The company’s 2014 expansion helped dramatically increase its capacity, to where it now produces a quarter of a million snack sticks every day. The expansion was designed specifically for the production of shelf-stable meat products. After the new portion of the building was built and the new equipment installed, employees spent five business days transferring the remaining equipment to the new production area and working out all the bugs. The area that used to house the production equipment now contains one small oven, which Sam uses to produce items for the retail store and entries for cured meat contests. The walls of the store are filled with plaques the company has won for its cured meat products, and he looks forward to getting back into competition.
“We went through four or five years where I couldn’t enter anything; the ovens were full of meat sticks every day!” Sam explains.
The new production area has completely segregated areas for raw products and finished goods; the smokehouses are pass-through to avoid cross contamination, and employees on either side have their own break rooms and restrooms. The smokehouse room has space for an additional six houses, and Kevin says that he is already looking at expanding the cooking process.
Once the new production was fine-tuned, Western’s Smokehouse started the process to become SQF certified, as more potential vendors and customers are requiring it as part of their criteria. The initial series of audits began last September and were completed in February of this year. Kevin hired outside consultants to help the company prepare for them.
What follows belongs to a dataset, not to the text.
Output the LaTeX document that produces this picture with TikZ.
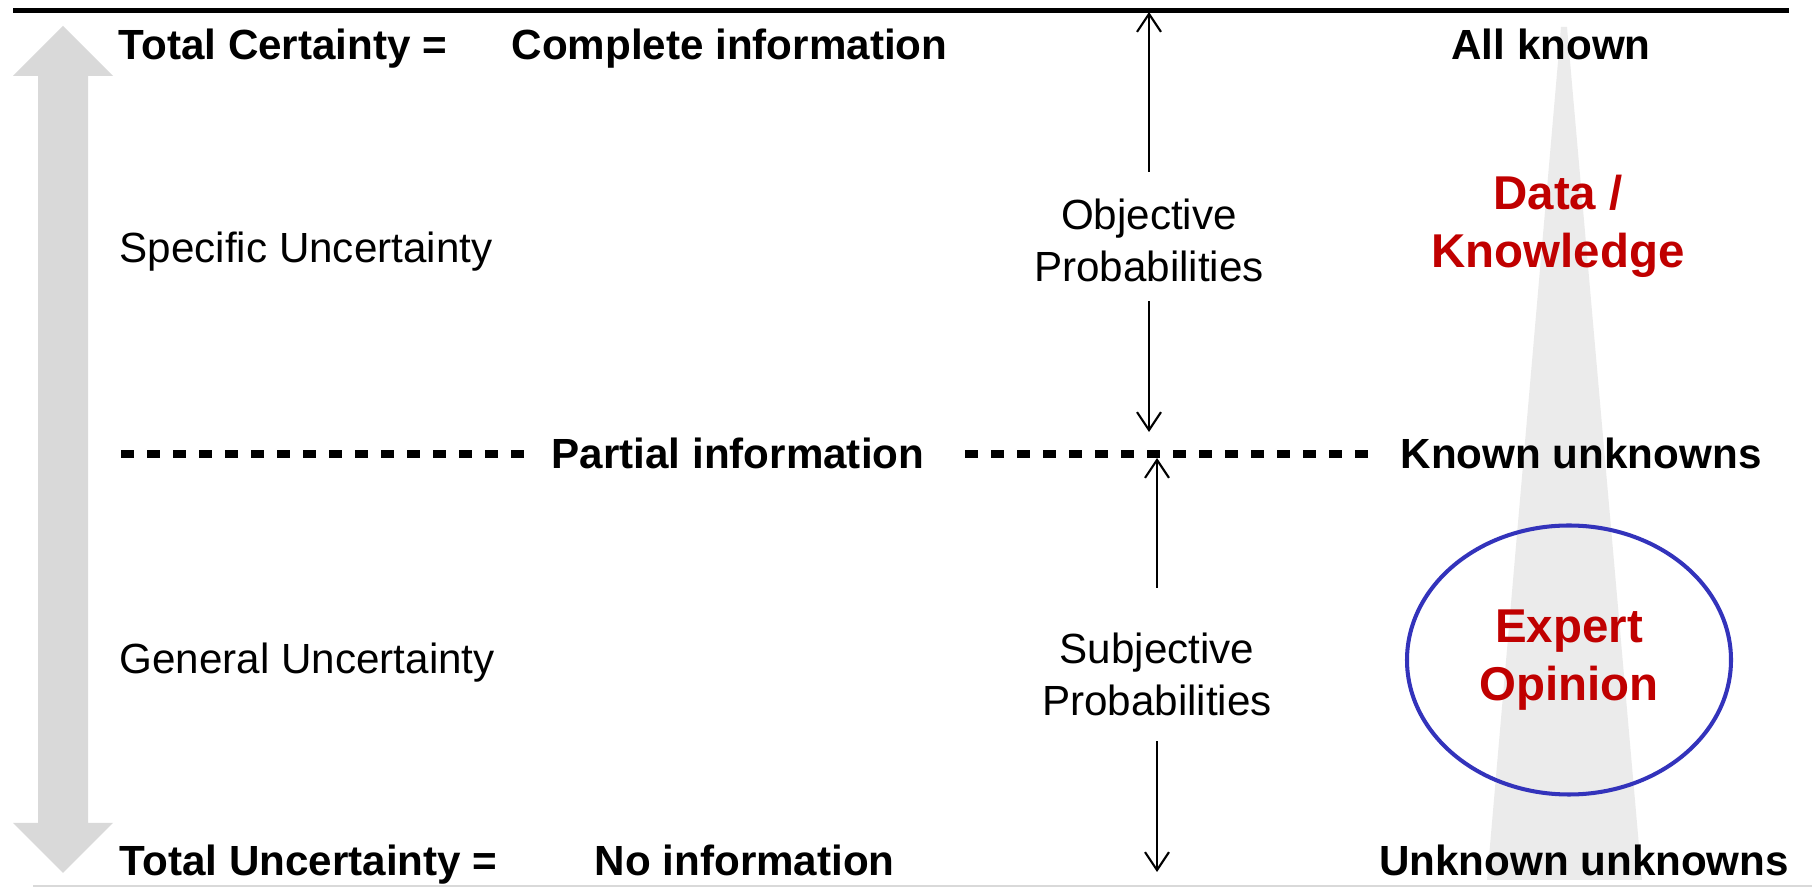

“The funny thing about SQF that we discovered was that we were doing 95 percent of what was required to be certified. We just weren’t documenting everything,” Kevin says. “It’s the paperwork where a lot of small companies fall short. That was our biggest adjustment, and once we got the documents in place, it’s not been that difficult.”
Going through all the changes and evolutions that Western’s Smokehouse has experienced would not have been possible without good employees, and Kevin praises his team for their work and the way they responded to all the challenges of the 2014 expansion.
“We sat down all of our employees and said this is going to be a rough go. When we come out on the other end, this is going to be good for everybody, but we’re all going to have to pull together and do this,” he says. “I’m so proud of our employees. We have a great workforce. They are vested in us, and to the best of our ability, we try to be vested in them, too.”
Western’s Smokehouse has grown to about 60 employees. More of the Western family has come on board as well. Sam’s wife Dianne works part-time, and Kevin’s wife Heather can be found in the office. Dan Western, Kevin’s younger brother, has become the national sales manager and is helping to grow the branded meat stick sales. Kevin’s son, Leighton, graduated from college along with his wife, Bryanna, and they joined the company as well. Leighton has already won prizes at the Missouri Association of Meat Processors’ cured meats competition.
“I’m excited to have my family in it, my sons and my grandson,” Sam says. “I know I’m leaving it in good hands. One of these days, whether you like it or not, you won’t be here, and to think that the family company will go on is exciting to me.”